In industry, there is a requirement to run multiple instances of Hadoop(production, test) on same data set. Mesos framework fulfills this kind of requirements. Mesos makes easy to share clustered resources like, CPU, RAM or hard disk space across distributed frameworks.
As shown in below figure, Mesos acts a common resource sharing layer to all frameworks.
Short overview of Mesos design
Mesos master allocates resources on slave nodes to cluster frameworks. Mesos allocates resources at the level of tasks using allocation module. Framework can reject/accept the resource offers. Slave nodes also provide performance isolation between frameworks using platform isolation modules (ex: Linux container). To use Mesos framework, cluster frameworks need to implement Executor, Scheduler interfaces.
- This framework enables to use cluster resources efficiently.

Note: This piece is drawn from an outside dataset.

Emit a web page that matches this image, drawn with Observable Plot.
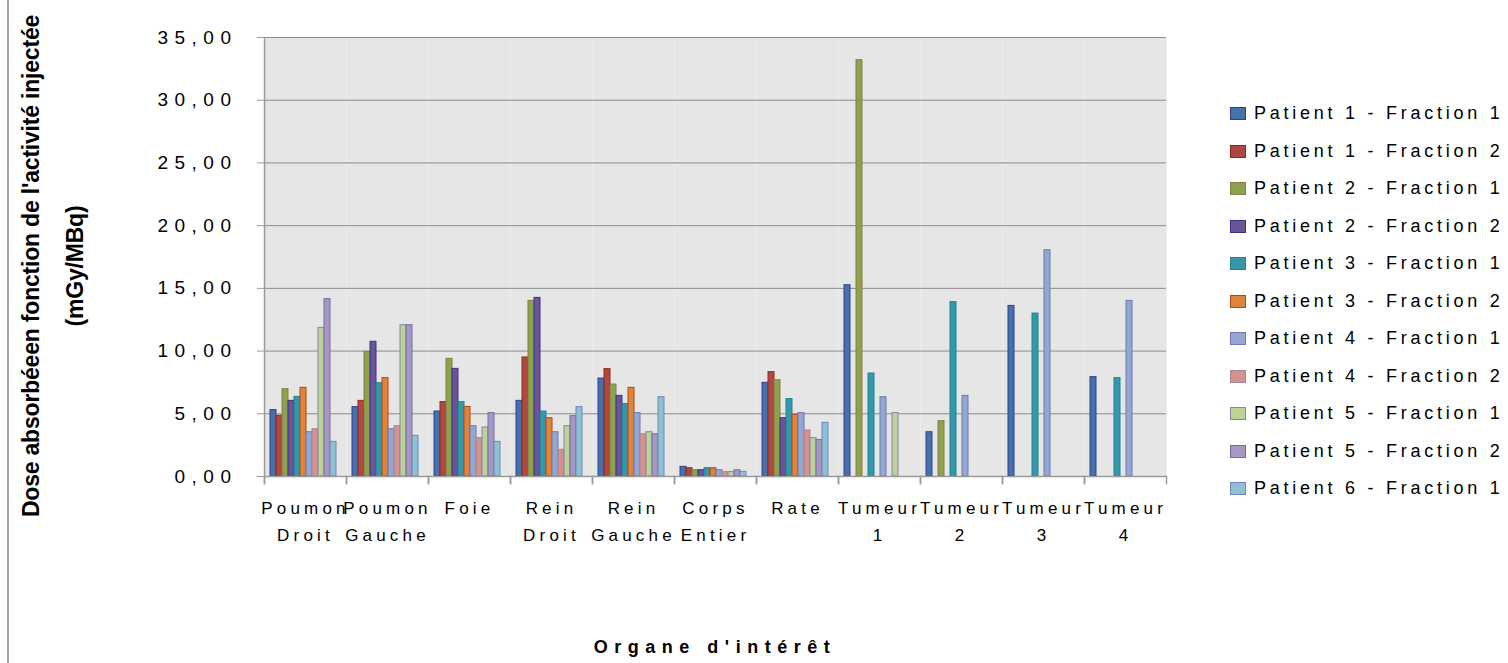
<!DOCTYPE html>
<html>
<head>
<meta charset="utf-8">
<script src="https://cdn.jsdelivr.net/npm/d3@7"></script>
<script src="https://cdn.jsdelivr.net/npm/@observablehq/plot@0.6"></script>
<style>
  html, body { margin: 0; padding: 0; background: #fff; }
  #wrap { position: relative; width: 1508px; height: 663px; overflow: hidden; font-family: "Liberation Sans", Arial, sans-serif; }
  #border { position: absolute; left: 7px; top: 0; width: 0; height: 663px; border-left: 2px solid #a6a6a6; }
  #ytitle { position: absolute; left: -247px; top: 222px; width: 600px; height: 88px; transform: rotate(-90deg); transform-origin: 50% 50%;
            text-align: center; font-weight: bold; font-size: 23px; line-height: 44px; letter-spacing: -0.2px; color: #000; }
  #xtitle { position: absolute; left: 262px; width: 906px; top: 637px; text-align: center; font-weight: bold; font-size: 18px; letter-spacing: 6.5px; color: #000; }
  #legend { position: absolute; left: 1230px; top: 95px; }
  .row { height: 37.5px; display: flex; align-items: center; font-size: 18px; letter-spacing: 3.75px; color: #000; white-space: nowrap; }
  .sw { width: 14px; height: 11px; margin-right: 8px; border: 1px solid; box-sizing: content-box; }
  svg text { letter-spacing: 4px; }
  g[aria-label="y-axis tick label"] text { letter-spacing: 6.5px; }
  g[aria-label="fx-axis tick label"] text { letter-spacing: 4.2px; }
</style>
</head>
<body>
<div id="wrap">
  <div id="border"></div>
  <div id="chart"></div>
  <div id="ytitle">Dose absorbéeen fonction de l'activité injectée<br>(mGy/MBq)</div>
  <div id="xtitle">Organe d'intérêt</div>
  <div id="legend"></div>
</div>
<script>
const organs = ["Poumon Droit","Poumon Gauche","Foie","Rein Droit","Rein Gauche","Corps Entier","Rate","Tumeur 1","Tumeur 2","Tumeur 3","Tumeur 4"];
const organLabels = ["Poumon\nDroit","Poumon\nGauche","Foie","Rein\nDroit","Rein\nGauche","Corps\nEntier","Rate","Tumeur\n1","Tumeur\n2","Tumeur\n3","Tumeur\n4"];
const series = ["Patient 1 - Fraction 1","Patient 1 - Fraction 2","Patient 2 - Fraction 1","Patient 2 - Fraction 2","Patient 3 - Fraction 1","Patient 3 - Fraction 2","Patient 4 - Fraction 1","Patient 4 - Fraction 2","Patient 5 - Fraction 1","Patient 5 - Fraction 2","Patient 6 - Fraction 1"];
const fills   = ["#4671AA","#AE4843","#8AA34C","#6B5595","#3797AA","#DE843C","#93A8D1","#D5918F","#BED196","#A798C1","#8FC1D6"];
const strokes = ["#2F3E95","#8E2A14","#8C7B45","#3A318E","#1B8590","#B04B12","#6F78B4","#A88598","#8088A8","#6E6DA8","#6F86B6"];

const p1f1 = [5.29, 5.53, 5.18, 6.03, 7.81, 0.77, 7.47, 15.25, 3.53, 13.60, 7.92];
const p1f2 = [4.84, 6.03, 5.93, 9.49, 8.56, 0.66, 8.32, null, null, null, null];
const p2f1 = [6.96, 9.94, 9.38, 14.00, 7.33, 0.50, 7.68, 33.19, 4.41, null, null];
const p2f2 = [6.03, 10.74, 8.58, 14.24, 6.43, 0.50, 4.65, null, null, null, null];
const p3f1 = [6.35, 7.44, 5.93, 5.18, 5.77, 0.66, 6.17, 8.21, 13.90, 12.99, 7.84];
const p3f2 = [7.07, 7.84, 5.55, 4.65, 7.07, 0.66, 4.92, null, null, null, null];
const p4f1 = [3.53, 3.77, 4.01, 3.53, 5.05, 0.50, 5.05, 6.32, 6.43, 18.04, 14.00];
const p4f2 = [3.77, 4.01, 3.06, 2.13, 3.37, 0.35, 3.67, null, null, null, null];
const p5f1 = [11.85, 12.06, 3.91, 4.01, 3.53, 0.35, 3.06, 5.05, null, null, null];
const p5f2 = [14.14, 12.06, 5.05, 4.81, 3.37, 0.50, 2.92, null, null, null, null];
const p6f1 = [2.76, 3.24, 2.76, 5.53, 6.32, 0.37, 4.28, null, null, null, null];
const values = [p1f1, p1f2, p2f1, p2f2, p3f1, p3f2, p4f1, p4f2, p5f1, p5f2, p6f1];
const yTicks = [0, 5, 10, 15, 20, 25, 30, 35];

const data = [];
series.forEach((s, si) => organs.forEach((o, oi) => {
  const v = values[si][oi];
  if (v != null) data.push({organ: o, series: s, value: v, fill: fills[si], stroke: strokes[si]});
}));

const chart = Plot.plot({
  width: 1508, height: 663,
  marginLeft: 262, marginRight: 340, marginTop: 37, marginBottom: 187,
  style: {fontFamily: "'Liberation Sans', Arial, sans-serif", fontSize: "17px", background: "transparent", color: "#000"},
  fx: {domain: organs, padding: 0, label: null, axis: null},
  x: {domain: series, paddingInner: 0, paddingOuter: 0.89, align: 0.35, axis: null},
  y: {domain: [0, 35], label: null, axis: null},
  color: {type: "identity"},
  marks: [
    Plot.frame({fill: "#e6e6e6", stroke: null}),
    Plot.gridY(yTicks, {stroke: "#8c8c8c", strokeOpacity: 1, strokeWidth: 1}),
    Plot.barY(data, {fx: "organ", x: "series", y: "value", fill: "fill", stroke: "stroke", strokeWidth: 1}),
    Plot.ruleY([0], {stroke: "#9a9a9a", strokeWidth: 1.5}),
    Plot.frame({anchor: "left", facet: "super", stroke: "#9a9a9a", strokeWidth: 1.5, insetBottom: -7}),
    Plot.frame({anchor: "left", stroke: "#9a9a9a", strokeWidth: 1.5, insetTop: 439, insetBottom: -7}),
    Plot.frame({anchor: "right", stroke: "#9a9a9a", strokeWidth: 1.5, insetTop: 439, insetBottom: -7}),
    Plot.axisY(yTicks, {anchor: "left", tickSize: 7, tickPadding: 20, stroke: "#9a9a9a", fontSize: 19,
      tickFormat: d => d.toFixed(2).replace(".", ",")}),
    Plot.axisFx({anchor: "bottom", tickSize: 0, tickPadding: 19, lineHeight: 1.55, fontSize: 17, label: null,
      tickFormat: d => organLabels[organs.indexOf(d)]})
  ]
});
document.getElementById("chart").appendChild(chart);

const legend = document.getElementById("legend");
series.forEach((s, i) => {
  const row = document.createElement("div");
  row.className = "row";
  const sw = document.createElement("div");
  sw.className = "sw";
  sw.style.background = fills[i];
  sw.style.borderColor = strokes[i];
  row.appendChild(sw);
  row.appendChild(document.createTextNode(s));
  legend.appendChild(row);
});
</script>
</body>
</html>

- The design of Mesos framework is flexible enough to add new frameworks
1) Performance of the job can't be guaranteed as resource allocation may delay the whole execution.
2) Mesos provides resource isolation using external OS libraries(ex: linux container). This may have some additional overhead.
3) It would have better if Mesos handles resource allocation efficiently instead of letting each framework to work on.
4) Mesos can be much more capable in providing common concerns like security etc across frameworks but the paper has not discussed any details.
5) Synchronization issues may arise when data is shared across different frameworks. Paper hasn’t addressed this issue.
Current state of Mesos
Mesos project is being incubated in Apache. Mesos has got recognition from big companies like Twitter, Facebook and yahoo.
-Twitter uses apache mesos to run analytics job.
-Facebook uses mesos to run production and test hadoop instances on same data
NextGen MapReduce handles process execution and resource scheduling (this system is called YARN) in generic layer and MapReduce is being implemented on top of this.
In one sentence, difference between YARN and mesos is, mesos is a Meta framework scheduler whereas YARN is an application scheduler.